### [GOAL]
Look through the material below and copy exactly the lines from the line with "The picture is" to the line with "const yTitle = 'Proportion", those two lines included.

◆ ◆ ◆

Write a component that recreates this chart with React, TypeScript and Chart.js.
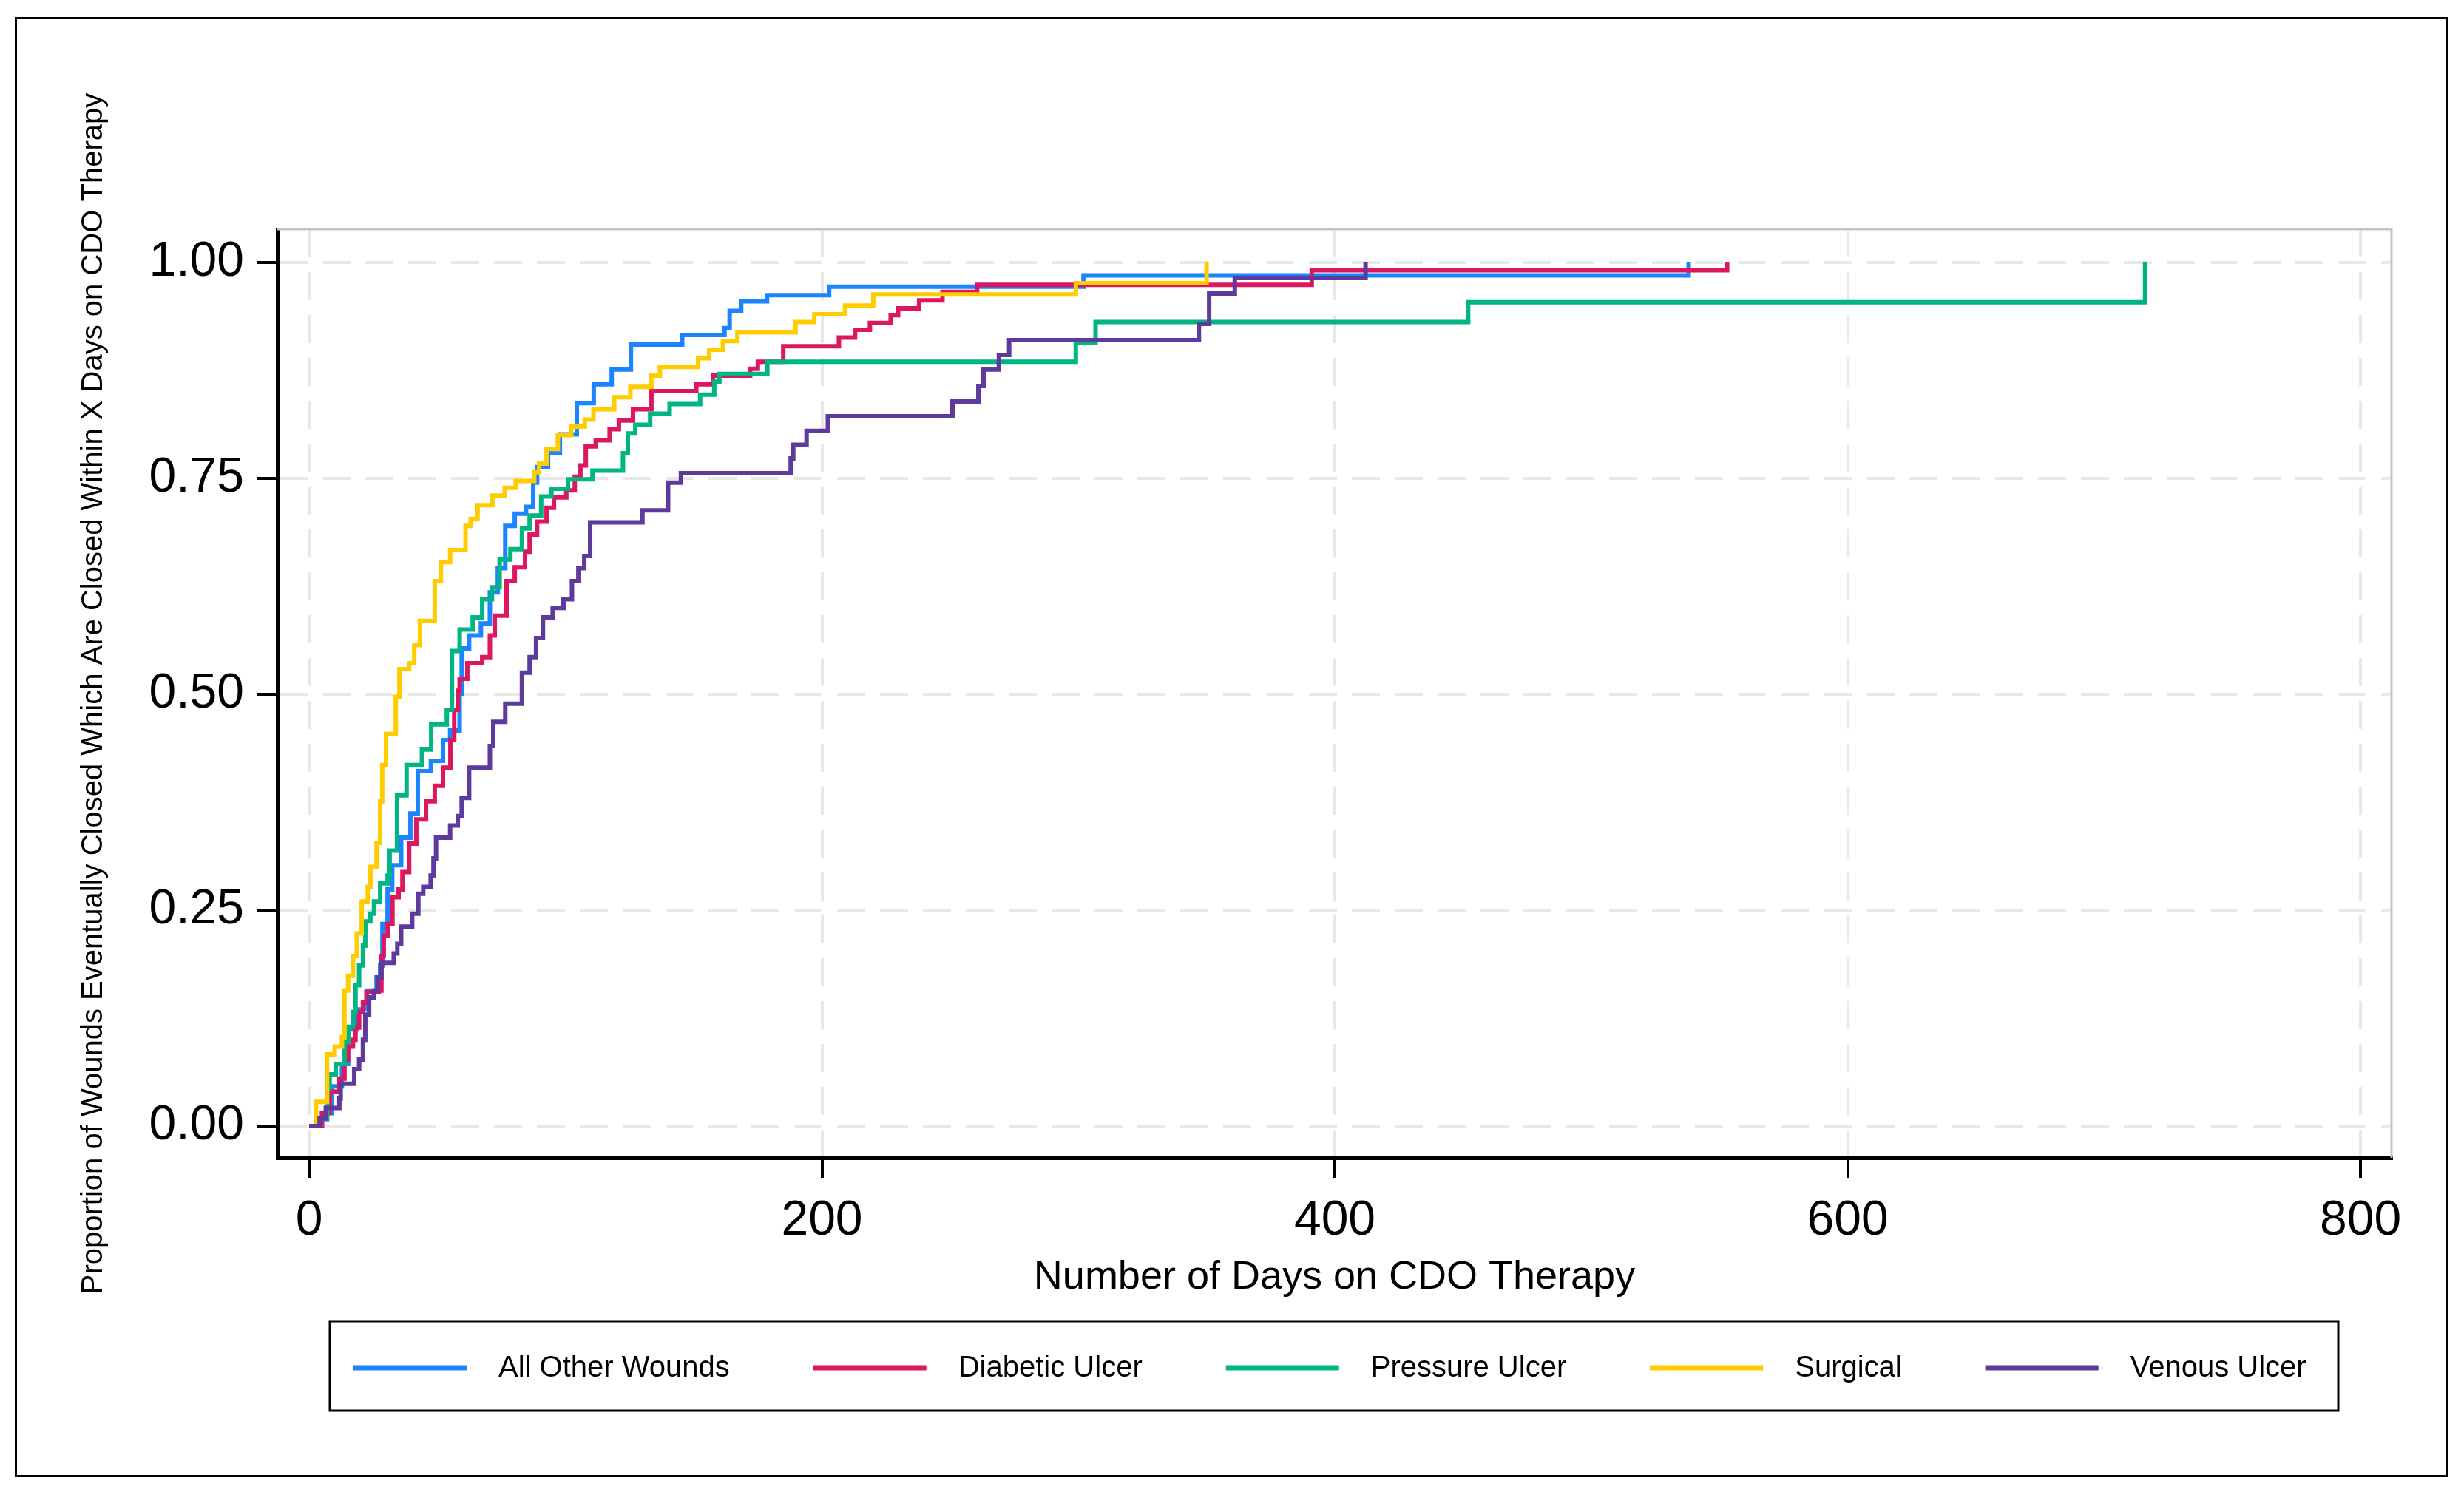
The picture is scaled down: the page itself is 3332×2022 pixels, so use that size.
import React, { useEffect, useRef } from 'react';
import { Chart, registerables } from 'chart.js';

Chart.register(...registerables);

const FONT = '"Liberation Sans", Arial, Helvetica, sans-serif';

const seriesNames = ['All Other Wounds', 'Diabetic Ulcer', 'Pressure Ulcer', 'Surgical', 'Venous Ulcer'];
const seriesColors = ['#1a85ff', '#dc1760', '#00b582', '#ffcc00', '#5d3a9b'];

const xTicks = [0, 200, 400, 600, 800];
const yTicks = [0, 0.25, 0.5, 0.75, 1];
const xTitle = 'Number of Days on CDO Therapy';
const yTitle = 'Proportion of Wounds Eventually Closed Which Are Closed Within X Days on CDO Therapy';

// [day, cumulative proportion closed]
const allOtherWounds: [number, number][] = [
  [0, 0], [5, 0.008], [7, 0.015], [8.9, 0.046], [12.8, 0.072], [15.2, 0.112], [18.6, 0.135], [22.4, 0.157],
  [26.3, 0.172], [27.7, 0.186], [28.6, 0.234], [30.6, 0.274], [32.4, 0.302], [35.9, 0.334], [39.5, 0.362],
  [42.4, 0.411], [47.5, 0.423], [52.2, 0.447], [55, 0.458], [58.7, 0.5], [59.5, 0.553], [62.4, 0.568],
  [67, 0.582], [70.5, 0.618], [73.6, 0.646], [76.5, 0.695], [80.2, 0.709], [84.6, 0.717], [87.4, 0.745],
  [88.9, 0.763], [93.2, 0.78], [97.8, 0.801], [104.4, 0.837], [111, 0.859], [118, 0.876], [125.5, 0.905],
  [145.5, 0.916], [162, 0.924], [164, 0.944], [168.5, 0.955], [178.6, 0.962], [202.8, 0.972], [302, 0.985],
  [538, 1],
];

const diabeticUlcer: [number, number][] = [
  [0, 0], [5, 0.015], [8, 0.04], [11.8, 0.055], [13.8, 0.077], [15.2, 0.092], [17.1, 0.1], [18.1, 0.114],
  [19.5, 0.132], [21, 0.143], [22.4, 0.155], [27.2, 0.157], [28.2, 0.197], [29.1, 0.22], [30.6, 0.234],
  [32.5, 0.265], [34.9, 0.274], [36.4, 0.294], [39, 0.327], [41.8, 0.355], [45.6, 0.376], [49, 0.394],
  [52.2, 0.415], [55.1, 0.447], [56.6, 0.482], [58, 0.504], [58.7, 0.518], [61.7, 0.536], [67.5, 0.543],
  [70.5, 0.568], [72.4, 0.591], [77, 0.631], [80.2, 0.647], [84.2, 0.665], [86, 0.685], [88.9, 0.7],
  [92.6, 0.716], [95.5, 0.728], [100.3, 0.736], [103.6, 0.752], [105.8, 0.765], [107.9, 0.787],
  [111.8, 0.794], [117.2, 0.807], [120.8, 0.817], [126.3, 0.83], [133.5, 0.851], [151, 0.859],
  [157.5, 0.869], [172, 0.877], [175, 0.885], [184.9, 0.903], [206.6, 0.913], [212.9, 0.922],
  [218.7, 0.93], [226.8, 0.939], [229.7, 0.947], [237.9, 0.956], [247, 0.966], [260.5, 0.974],
  [391, 0.991], [553, 1],
];

const pressureUlcer: [number, number][] = [
  [0, 0], [4, 0.009], [7, 0.043], [8, 0.06], [10.4, 0.072], [13.8, 0.098], [15.2, 0.115], [17.1, 0.132],
  [18.1, 0.163], [19.5, 0.186], [21, 0.209], [21.9, 0.237], [23.9, 0.246], [25.3, 0.26], [27.7, 0.281],
  [30.6, 0.29], [31.4, 0.319], [34.3, 0.383], [38, 0.418], [44, 0.436], [47.6, 0.465], [53.7, 0.482],
  [55.7, 0.55], [58.7, 0.575], [63.8, 0.589], [67.5, 0.61], [71.3, 0.624], [74.3, 0.656], [78.5, 0.668],
  [83, 0.692], [86, 0.707], [90.5, 0.729], [94.5, 0.738], [101, 0.749], [110.5, 0.759], [122.4, 0.779],
  [124.3, 0.802], [127.2, 0.812], [133, 0.825], [140.6, 0.836], [152.5, 0.847], [158, 0.862], [160, 0.871],
  [178.7, 0.885], [299, 0.907], [306.7, 0.931], [452, 0.954], [716, 1],
];

const surgical: [number, number][] = [
  [0, 0], [2.7, 0.028], [7, 0.083], [10, 0.092], [12.8, 0.103], [13.8, 0.157], [15.2, 0.174], [17.1, 0.197],
  [18.6, 0.223], [20.5, 0.26], [22.9, 0.277], [23.9, 0.3], [26.3, 0.328], [27.7, 0.376], [28.5, 0.418],
  [30, 0.454], [33.8, 0.497], [35.2, 0.529], [39, 0.536], [41, 0.557], [43.2, 0.585], [49, 0.631],
  [51.4, 0.653], [55, 0.667], [61, 0.695], [63, 0.703], [65.7, 0.719], [71.5, 0.73], [76.3, 0.739],
  [80.6, 0.747], [87.8, 0.757], [89.7, 0.767], [92.6, 0.784], [97, 0.8], [102.2, 0.81], [107.5, 0.818],
  [110.9, 0.83], [119, 0.844], [125.3, 0.856], [133.5, 0.869], [136.8, 0.879], [151.7, 0.889], [156, 0.899],
  [161.4, 0.909], [167, 0.919], [189.7, 0.931], [197, 0.94], [209, 0.95], [220, 0.963], [299, 0.976],
  [350, 1],
];

const venousUlcer: [number, number][] = [
  [0, 0], [4.1, 0.009], [6.5, 0.021], [11.8, 0.032], [12.3, 0.049], [17.6, 0.066], [19.5, 0.077], [21, 0.1],
  [21.9, 0.129], [23.4, 0.149], [25.3, 0.157], [26.7, 0.172], [28.2, 0.189], [33, 0.2], [34.4, 0.211],
  [35.9, 0.231], [40.2, 0.246], [42.6, 0.269], [44.5, 0.277], [47.4, 0.29], [48.5, 0.31], [49.5, 0.334],
  [55, 0.348], [58, 0.359], [59.5, 0.38], [62.4, 0.415], [70.5, 0.44], [71.8, 0.468], [76.5, 0.489],
  [83, 0.525], [86, 0.543], [88.5, 0.565], [91.2, 0.589], [95, 0.6], [99.2, 0.61], [102.5, 0.631],
  [105, 0.646], [107.3, 0.66], [109.6, 0.699], [130, 0.713], [140, 0.745], [145, 0.756], [187.8, 0.773],
  [188.8, 0.789], [194, 0.805], [202.3, 0.822], [250.9, 0.839], [261, 0.857], [263, 0.876], [269, 0.893],
  [273, 0.91], [347, 0.929], [351, 0.964], [361, 0.982], [412, 1],
];

const seriesData = [allOtherWounds, diabeticUlcer, pressureUlcer, surgical, venousUlcer];

const decorPlugin = {
  id: 'decor',
  beforeDatasetsDraw(chart: any) {
    const { ctx, chartArea: a } = chart;
    ctx.save();
    ctx.strokeStyle = '#c4c4c4';
    ctx.lineWidth = 3;
    ctx.beginPath();
    ctx.moveTo(a.left, a.top);
    ctx.lineTo(a.right, a.top);
    ctx.lineTo(a.right, a.bottom);
    ctx.stroke();
    ctx.restore();
  },
  afterDraw(chart: any) {
    const { ctx } = chart;
    ctx.save();
    ctx.strokeStyle = '#000';
    ctx.lineWidth = 3;
    ctx.strokeRect(21.5, 24.5, 3287, 1972);

    const boxL = 446, boxR = 3162, boxT = 1787, boxB = 1908;
    ctx.strokeRect(boxL, boxT, boxR - boxL, boxB - boxT);

    ctx.font = `40px ${FONT}`;
    const lineLen = 153, gapLT = 43, gapItems = 113;
    const ds = chart.data.datasets;
    const widths = ds.map((d: any) => ctx.measureText(d.label).width);
    let x = boxL + 32;
    const cy = 1850;
    ctx.textBaseline = 'middle';
    ctx.textAlign = 'left';
    ctx.fillStyle = '#000';
    ds.forEach((d: any, i: number) => {
      ctx.strokeStyle = d.borderColor;
      ctx.lineWidth = 7;
      ctx.beginPath();
      ctx.moveTo(x, cy);
      ctx.lineTo(x + lineLen, cy);
      ctx.stroke();
      ctx.fillText(d.label, x + lineLen + gapLT, cy + 1);
      x += lineLen + gapLT + widths[i] + gapItems;
    });
    ctx.restore();
  },
};

export default function App() {
  const ref = useRef<HTMLCanvasElement | null>(null);

  useEffect(() => {
    if (!ref.current) return;
    const chart = new Chart(ref.current, {
      type: 'line',
      data: {
        datasets: seriesData.map((pts, i) => ({
          label: seriesNames[i],
          data: pts.map(([x, y]) => ({ x, y })),
          borderColor: seriesColors[i],
          backgroundColor: seriesColors[i],
          borderWidth: 6,
          pointRadius: 0,
          pointHoverRadius: 0,
          stepped: true,
          fill: false,
          tension: 0,
          borderJoinStyle: 'miter',
          order: seriesData.length - 1 - i,
        })),
      },
      options: {
        animation: false,
        responsive: false,
        devicePixelRatio: 1,
        events: [],
        layout: { padding: { left: 100, right: 98, top: 310, bottom: 256 } },
        plugins: { legend: { display: false }, tooltip: { enabled: false } },
        scales: {
          x: {
            type: 'linear',
            min: -12.4,
            max: 812.1,
            afterBuildTicks: (s: any) => {
              s.ticks = xTicks.map((v) => ({ value: v }));
            },
            afterFit: (s: any) => {
              s.height = 200;
            },
            ticks: {
              font: { family: FONT, size: 66 },
              color: '#000',
              padding: 19,
              maxRotation: 0,
              autoSkip: false,
              callback: (v: any) => String(v),
            },
            grid: {
              color: '#e8e8e8',
              lineWidth: 4,
              tickColor: '#000',
              tickWidth: 4,
              tickLength: 27,
              tickBorderDash: [],
            },
            border: { display: true, color: '#000', width: 5, dash: [38, 20] },
            title: {
              display: true,
              text: xTitle,
              font: { family: FONT, size: 54 },
              color: '#000',
              padding: { top: 0, bottom: 5 },
            },
          },
          y: {
            type: 'linear',
            min: -0.0368,
            max: 1.0385,
            afterBuildTicks: (s: any) => {
              s.ticks = yTicks.map((v) => ({ value: v }));
            },
            afterFit: (s: any) => {
              s.width = 275;
            },
            ticks: {
              font: { family: FONT, size: 66 },
              color: '#000',
              padding: 18,
              autoSkip: false,
              callback: (v: any) => Number(v).toFixed(2),
            },
            grid: {
              color: '#e8e8e8',
              lineWidth: 4,
              tickColor: '#000',
              tickWidth: 4,
              tickLength: 27,
              tickBorderDash: [],
            },
            border: { display: true, color: '#000', width: 5, dash: [38, 20] },
            title: {
              display: true,
              text: yTitle,
              font: { family: FONT, size: 40 },
              color: '#000',
              padding: { top: 3, bottom: 0 },
            },
          },
        },
      },
      plugins: [decorPlugin],
    } as any);
    return () => chart.destroy();
  }, []);

  return (
    <div style={{ position: 'fixed', left: 0, top: 0, width: 3332, height: 2022, background: '#fff' }}>
      <canvas ref={ref} width={3332} height={2022} style={{ display: 'block', width: 3332, height: 2022 }} />
    </div>
  );
}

◆ ◆ ◆

### [FINAL RESULT]
The picture is scaled down: the page itself is 3332×2022 pixels, so use that size.
import React, { useEffect, useRef } from 'react';
import { Chart, registerables } from 'chart.js';

Chart.register(...registerables);

const FONT = '"Liberation Sans", Arial, Helvetica, sans-serif';

const seriesNames = ['All Other Wounds', 'Diabetic Ulcer', 'Pressure Ulcer', 'Surgical', 'Venous Ulcer'];
const seriesColors = ['#1a85ff', '#dc1760', '#00b582', '#ffcc00', '#5d3a9b'];

const xTicks = [0, 200, 400, 600, 800];
const yTicks = [0, 0.25, 0.5, 0.75, 1];
const xTitle = 'Number of Days on CDO Therapy';
const yTitle = 'Proportion of Wounds Eventually Closed Which Are Closed Within X Days on CDO Therapy';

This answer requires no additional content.